# [Data lines]
++++++++++

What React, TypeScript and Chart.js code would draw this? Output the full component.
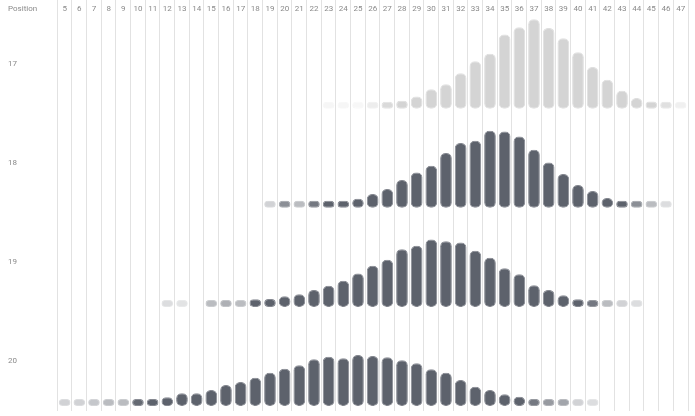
import React, { useEffect, useRef } from "react";
import { Chart, registerables } from "chart.js";

Chart.register(...registerables);

const positions: string[] = [
  "5", "6", "7", "8", "9", "10", "11", "12", "13", "14", "15", "16", "17", "18", "19",
  "20", "21", "22", "23", "24", "25", "26", "27", "28", "29", "30", "31", "32", "33",
  "34", "35", "36", "37", "38", "39", "40", "41", "42", "43", "44", "45", "46", "47",
];

const rowLabels: string[] = ["17", "18", "19", "20"];

// values per position 5..47 (null = no entries)
const row17: (number | null)[] = [
  null, null, null, null, null, null, null, null, null, null, null, null, null, null, null,
  null, null, null, 1.5, 1.5, 1, 3, 6, 8, 12.3, 19.3, 24.3, 35.3, 47.3,
  55, 74, 81.3, 89.3, 80.7, 70.3, 56.3, 41.7, 29, 18, 10.7, 7.3, 5, 2.5,
];

const row18: (number | null)[] = [
  null, null, null, null, null, null, null, null, null, null, null, null, null, null, 2,
  5, 3, 6, 7, 7, 9, 13.7, 18.7, 27.7, 35.3, 42, 54.7, 64.7, 67,
  77, 76.3, 71.3, 58, 45.3, 33.7, 22.7, 16.7, 9.7, 7, 5, 3, 1.5, null,
];

const row19: (number | null)[] = [
  null, null, null, null, null, null, null, 1.5, 1, null, 3, 3.5, 3, 7.7, 8,
  10.7, 12.7, 17, 21, 26, 33.3, 41, 47, 57.7, 61, 67.3, 65.7, 64.3, 56,
  49, 38.7, 32.7, 21.7, 17, 11.7, 7.7, 6, 3, 2, 1.5, null, null, null,
];

const row20: (number | null)[] = [
  2, 2, 2.5, 3, 3, 6.7, 7, 8.7, 12.7, 12.7, 16, 21, 24, 28.3, 33.3,
  37.3, 40.7, 46.7, 49.3, 47.7, 51, 50, 48.7, 45.7, 42.7, 36.7, 33.3, 26, 19.3,
  16, 11.7, 9.3, 6, 4.5, 4, 2, 1.5, null, null, null, null, null, null,
];

const ROW_GAP = 99;
const BASE0 = 5;
const LABEL_OFFSET = 45;
const DOT = 7;
const FONT = "Roboto";
const X_AXIS_H = 17.6;

export default function App() {
  const ref = useRef<HTMLCanvasElement>(null);

  useEffect(() => {
    document.body.style.margin = "0";
    const canvas = ref.current;
    if (!canvas) return;
    const rows = [row17, row18, row19, row20];
    const n = rows.length;

    const datasets = rows.map((vals, r) => {
      const base = BASE0 + ROW_GAP * (n - 1 - r);
      const rgb = r === 0 ? "212,212,212" : "93,98,108";
      const alpha = (v: number | null) =>
        v == null ? 0 : Math.min(1, Math.max(0.18, v / DOT));
      return {
        label: rowLabels[r],
        data: vals.map((v) => (v == null ? null : [base, base + Math.max(v, DOT)])),
        backgroundColor: vals.map((v) => `rgba(${rgb},${alpha(v)})`),
        borderColor: vals.map((v) => `rgba(${rgb},${alpha(v) * 0.75})`),
        borderWidth: 1,
        borderRadius: 5,
        borderSkipped: false,
        grouped: false,
        barPercentage: 0.8,
        categoryPercentage: 1,
      };
    });

    const headerPlugin = {
      id: "header",
      afterDraw(chart: any) {
        const ctx = chart.ctx;
        ctx.save();
        ctx.font = `8px ${FONT}`;
        ctx.fillStyle = "#8a8a8a";
        ctx.textAlign = "left";
        ctx.textBaseline = "middle";
        ctx.fillText("Position", 8, 9);
        ctx.restore();
      },
    };

    const chart = new Chart(canvas, {
      type: "bar",
      data: { labels: positions, datasets: datasets as any },
      options: {
        animation: false,
        responsive: true,
        maintainAspectRatio: false,
        layout: { padding: { top: 0, left: 8, right: 7, bottom: 5 } },
        plugins: {
          legend: { display: false },
          tooltip: { enabled: false },
        },
        scales: {
          x: {
            position: "top",
            offset: true,
            border: { display: false },
            afterFit(scale: any) {
              scale.height = X_AXIS_H;
            },
            grid: {
              offset: true,
              color: "#e2e2e2",
              lineWidth: 1,
              drawTicks: true,
              tickLength: 20,
            },
            ticks: {
              autoSkip: false,
              maxRotation: 0,
              minRotation: 0,
              padding: -16,
              color: "#8a8a8a",
              font: { family: FONT, size: 8 },
            },
          },
          y: {
            min: 0,
            max: 393,
            border: { display: false },
            grid: { display: false },
            afterFit(scale: any) {
              scale.width = 49.3;
              scale.paddingTop = 0;
              scale.paddingBottom = 0;
            },
            afterBuildTicks(scale: any) {
              scale.ticks = rowLabels
                .map((_, r) => ({ value: BASE0 + ROW_GAP * (n - 1 - r) + LABEL_OFFSET }))
                .reverse();
            },
            ticks: {
              crossAlign: "far",
              color: "#8a8a8a",
              font: { family: FONT, size: 8 },
              callback: (val: any) => {
                const rr = Math.round((Number(val) - BASE0 - LABEL_OFFSET) / ROW_GAP);
                return rowLabels[n - 1 - rr];
              },
            },
          },
        },
      },
      plugins: [headerPlugin],
    });

    return () => chart.destroy();
  }, []);

  return (
    <div style={{ position: "relative", width: 695, height: 416 }}>
      <canvas ref={ref} />
    </div>
  );
}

++++++++++

Give again, word for word, every line from the top of the data above to the line holding "Chart.register(...registerables);", inclusive, with the pictures left out.

What React, TypeScript and Chart.js code would draw this? Output the full component.
import React, { useEffect, useRef } from "react";
import { Chart, registerables } from "chart.js";

Chart.register(...registerables);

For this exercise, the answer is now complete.